The club is a fictional version of Oxford University’s Bullingdon Club—the aristocratic drinking society that David Cameron and London mayor Boris Johnson attended.
It depicts the adventures of two of the Riot Club’s prospective members, Miles and Alistair.
The film gets off to a slow start and acts as an advertisement for the ruling class.
It shows them cavorting around Oxford in a Lamborghini car.
But thankfully director Lone Scherfig manages to gradually—though not subtly—show the dark side of this elite.
The sinister music starts and the films shifts to a room in suburban “gastropub”.
As the evening progresses, the ten members of the Riot Club become increasingly debauched.

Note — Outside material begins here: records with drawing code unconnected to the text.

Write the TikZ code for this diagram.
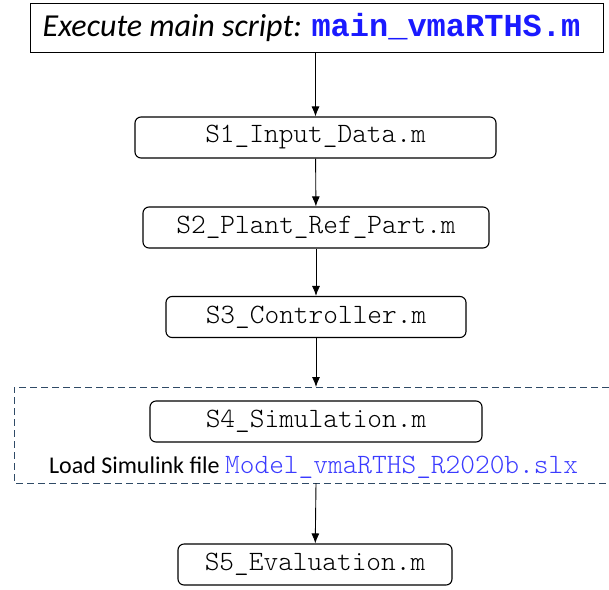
\documentclass[tikz,border=0pt]{standalone}
\usepackage{fontspec}
\setmainfont{Carlito}
\setmonofont{Latin Modern Mono Light}
\newfontfamily\codebold{Liberation Mono}
\usepackage{xcolor}
\usetikzlibrary{arrows.meta}
\usetikzlibrary{positioning}
\definecolor{scriptblue}{HTML}{1A1AFF}
\definecolor{fileblue}{HTML}{3B3BFF}
\definecolor{framegray}{HTML}{2F4A66}
\tikzset{
  stepfile/.style={draw, rounded corners=6pt, line width=1.1pt, inner sep=0pt,
                   minimum height=41pt, font=\fontsize{28}{32}\ttfamily},
  mainbox/.style={draw, line width=0.9pt, inner sep=0pt,
                  minimum width=573pt, minimum height=49pt},
  flow/.style={-{Latex[length=10pt, width=8pt]}, line width=0.9pt}
}
\begin{document}
\begin{tikzpicture}[x=1pt, y=-1pt]
  \useasboundingbox (0,0) rectangle (609,589);
  % main script
  \node[mainbox] (main) at (316.5,27.5)
    {\hspace*{-10pt}\fontsize{32}{36}\selectfont\itshape Execute main script:
     {\upshape\codebold\bfseries\color{scriptblue}main\_vmaRTHS.m}};
  % steps
  \node[stepfile, minimum width=361pt] (s1) at (315.5,137.5) {S1\_Input\_Data.m};
  \node[stepfile, minimum width=346pt] (s2) at (316,227.5) {S2\_Plant\_Ref\_Part.m};
  \node[stepfile, minimum width=300pt] (s3) at (316,317) {S3\_Controller.m};
  \node[stepfile, minimum width=332pt] (s4) at (316,421.5) {S4\_Simulation.m};
  \node[font=\fontsize{24}{28}\selectfont, inner sep=0pt] (slx) at (313.5,467)
    {Load Simulink file {\fontsize{28}{32}\ttfamily\color{fileblue}Model\_vmaRTHS\_R2020b.slx}};
  \node[stepfile, minimum width=274pt] (s5) at (315,564.5) {S5\_Evaluation.m};
  % simulink frame
  \coordinate (grptop) at (316,387);
  \coordinate (grpbot) at (316,483);
  \draw[framegray, line width=0.9pt, dash pattern=on 7pt off 4pt]
    (609,387) -- (14,387) -- (14,483) -- (609,483);
  \draw[flow] (main.south -| s1.north) -- (s1);
  \draw[flow] (s1) -- (s2);
  \draw[flow] (s2) -- (s3);
  \draw[flow] (s3) -- (grptop);
  \draw[flow] (grpbot) -- (s5);
\end{tikzpicture}
\end{document}
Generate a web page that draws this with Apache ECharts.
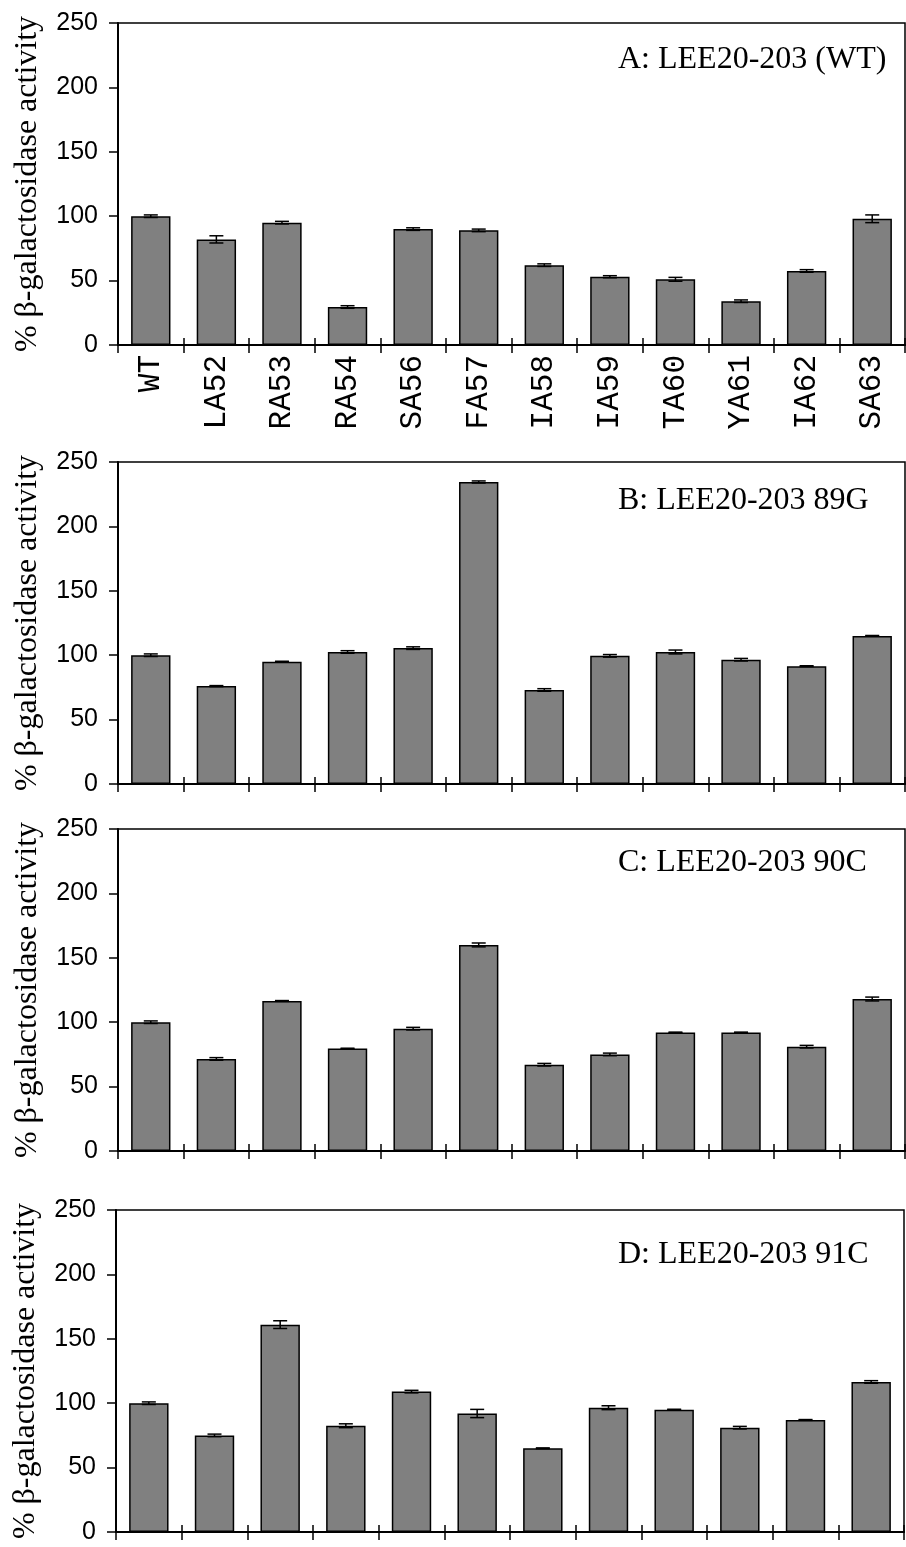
<!DOCTYPE html>
<html>
<head>
<meta charset="utf-8">
<script src="https://cdn.jsdelivr.net/npm/echarts@6/dist/echarts.min.js"></script>
<style>
html,body{margin:0;padding:0;background:#fff;}
#chart{width:906px;height:1547px;}
</style>
</head>
<body>
<div id="chart"></div>
<script>
var categories = ['WT','LA52','RA53','RA54','SA56','FA57','IA58','IA59','TA60','YA61','IA62','SA63'];
var panelTitles = ['A: LEE20-203 (WT)','B: LEE20-203 89G','C: LEE20-203 90C','D: LEE20-203 91C'];
var yTickValues = [0, 50, 100, 150, 200, 250];
var yAxisTitle = '% \u03b2-galactosidase activity';

var valuesA = [100, 82, 95, 29.5, 90, 89, 62, 53, 51, 34, 57.5, 98];
var errorsA = [1, 2.8, 1, 1, 1, 1, 1, 0.8, 1.5, 1, 1, 3];
var valuesB = [100, 76, 95, 102.5, 105.5, 234.5, 73, 99.5, 102.5, 96.5, 91.5, 115];
var errorsB = [1, 0.4, 0.3, 1, 1, 0.8, 1, 1, 1.5, 1, 0.3, 0.3];
var valuesC = [100, 71.5, 116.5, 79.5, 95, 160, 67, 75, 92, 92, 81, 118];
var errorsC = [1, 1, 0.3, 0.3, 1, 1.5, 1, 1, 0.3, 0.3, 1, 1.5];
var valuesD = [100, 75, 161, 82.5, 109, 92, 65, 96.5, 95, 81, 87, 116.5];
var errorsD = [1, 1, 3, 1.5, 1, 3.2, 0.3, 1.5, 0.3, 1, 0.3, 1];

var allValues = [valuesA, valuesB, valuesC, valuesD];
var allErrors = [errorsA, errorsB, errorsC, errorsD];

var layouts = [
  {left: 118, top: 23, width: 787, height: 322, titleTop: 44},
  {left: 118, top: 462, width: 787, height: 322, titleTop: 485},
  {left: 118, top: 829, width: 787, height: 322, titleTop: 847},
  {left: 116, top: 1210, width: 788, height: 322, titleTop: 1239}
];

var chart = echarts.init(document.getElementById('chart'), null, {renderer: 'canvas'});

var grids = [], xAxes = [], yAxes = [], series = [], titles = [];

layouts.forEach(function (L, i) {
  grids.push({left: L.left, top: L.top, width: L.width, height: L.height,
    show: true, borderColor: '#000', borderWidth: 1.5, backgroundColor: 'transparent', containLabel: false});
  xAxes.push({
    type: 'category', gridIndex: i, data: categories, position: 'bottom',
    axisLine: {show: true, lineStyle: {color: '#000', width: 2}},
    axisTick: {show: true, inside: false, length: 8, lineStyle: {color: '#000', width: 1.5}},
    axisLabel: {show: i === 0, rotate: 90, margin: 10, interval: 0,
      fontFamily: 'Liberation Mono', fontSize: 31, color: '#000'},
    splitLine: {show: false}, z: 5
  });
  xAxes.push({
    type: 'category', gridIndex: i, data: categories, position: 'bottom',
    axisLine: {show: false},
    axisTick: {show: true, inside: true, length: 7, lineStyle: {color: '#000', width: 1.5}},
    axisLabel: {show: false}, splitLine: {show: false}, z: 5
  });
  yAxes.push({
    type: 'value', gridIndex: i, min: 0, max: 250, interval: 50,
    axisLine: {show: true, lineStyle: {color: '#000', width: 2}},
    axisTick: {show: true, inside: false, length: 9, lineStyle: {color: '#000', width: 1.5}},
    axisLabel: {margin: 20, fontFamily: 'Liberation Sans', fontSize: 25, color: '#000',
      customValues: yTickValues},
    splitLine: {show: false},
    name: yAxisTitle, nameLocation: 'middle', nameGap: 74, nameRotate: 90,
    nameTextStyle: {fontFamily: 'Liberation Serif', fontSize: 32, color: '#000'}
  });
  series.push({
    type: 'bar', xAxisIndex: i * 2, yAxisIndex: i, data: allValues[i], barWidth: '60%',
    itemStyle: {color: '#808080', borderColor: '#000', borderWidth: 1.5}, z: 2, animation: false
  });
  var errData = allValues[i].map(function (v, k) { return [k, v, allErrors[i][k]]; });
  series.push({
    type: 'custom', xAxisIndex: i * 2, yAxisIndex: i, data: errData, z: 3, animation: false,
    renderItem: function (params, api) {
      var x = api.value(0), v = api.value(1), e = api.value(2);
      var hi = api.coord([x, v + e]);
      var lo = api.coord([x, v - e]);
      var hw = 7;
      var st = {stroke: '#000', lineWidth: 1.5};
      return {type: 'group', children: [
        {type: 'line', shape: {x1: hi[0], y1: hi[1], x2: lo[0], y2: lo[1]}, style: st},
        {type: 'line', shape: {x1: hi[0] - hw, y1: hi[1], x2: hi[0] + hw, y2: hi[1]}, style: st},
        {type: 'line', shape: {x1: lo[0] - hw, y1: lo[1], x2: lo[0] + hw, y2: lo[1]}, style: st}
      ]};
    }
  });
  titles.push({text: panelTitles[i], left: 618, top: L.titleTop, padding: 0,
    textStyle: {fontFamily: 'Liberation Serif', fontSize: 32, fontWeight: 'normal', color: '#000'}});
});

chart.setOption({
  backgroundColor: '#fff',
  animation: false,
  title: titles,
  grid: grids,
  xAxis: xAxes,
  yAxis: yAxes,
  series: series
});
</script>
</body>
</html>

They reveal their racism, sexism and snobbery towards ordinary people.
But meanwhile Miles (Max Irons) wrestles with his conscience. This reaches a crisis point when his working class girlfriend Lauren (Holly Grainger) is invited to the pub. Max Irons skilfully portrays the moral dilemma facing the supposed “nice toff” Miles.
However, Lauren’s character is less developed. And the few other working class people—aghast and appalled at this elite—are simply caricatures.
The film shows that ruling class “rioters” can get away without repercussions.
Instead they will end up “behind big desks”, just like the Tory prime minister, chancellor and London mayor.
Compare this to the treatment of Anderson Fernandes, who “looted” ice cream during the 2011 summer riots.
He was sent to prison for 16 months and threatened with deportation.
The Riot Club will undoubtedly make most of us furious at our rulers’ privilege.